You can define multiple stages, associate applications with each stage, and control how deployments are triggered.
This brings infrastructure and deployment logic into a single system.
Instead of relying on external scripts or manual processes, everything is defined in a structured and version-controlled way.
It also improves traceability. You can see exactly how a system is configured and how changes are applied over time.
From Configuration to Production
Moving from a simple setup to production involves more than just adding resources. It requires discipline in how you manage infrastructure.
Version control becomes critical. Every change to your infrastructure should go through code review. This reduces the risk of introducing breaking changes.
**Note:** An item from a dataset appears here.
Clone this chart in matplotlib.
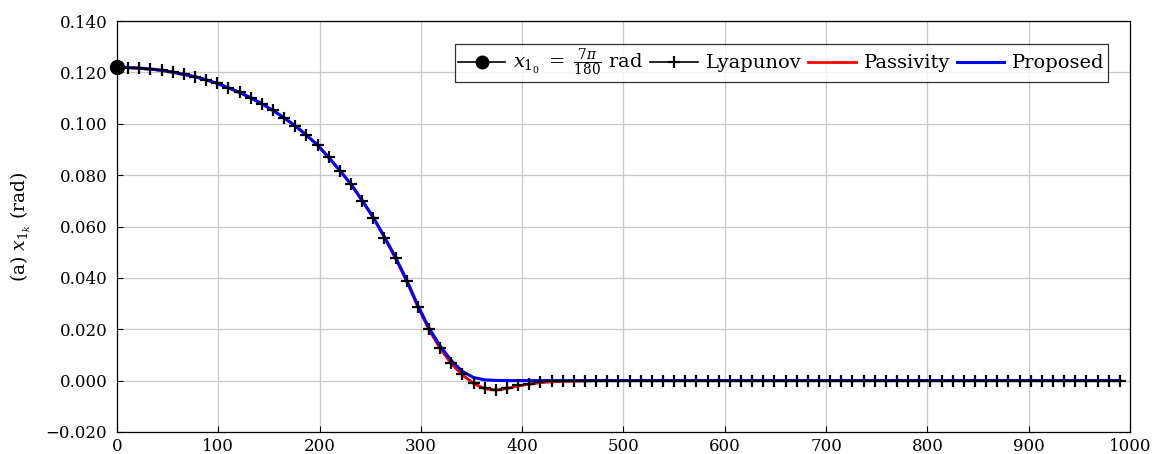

State management is another key aspect. Terraform keeps track of the current state of your infrastructure. This state must be stored securely and consistently, especially in team environments.
You also need to think about environment separation. Development, staging, and production should be isolated but defined using similar configurations.
Finally, observability should be integrated from the start. While Terraform provisions infrastructure, you need monitoring and logging to understand how it behaves in production.
Why Terraform Scales with You
Terraform works well for small projects, but its real value becomes apparent as systems grow.
As you add more services, environments, and dependencies, manual management becomes unsustainable. Terraform provides a structured way to manage this complexity.
It enforces consistency. It enables automation. It creates a single source of truth for your infrastructure.
Most importantly, it allows teams to move faster without sacrificing reliability.
By defining infrastructure as code, you reduce ambiguity. You make systems easier to understand, easier to debug, and easier to evolve.
That is what takes you from zero to production in a way that actually scales.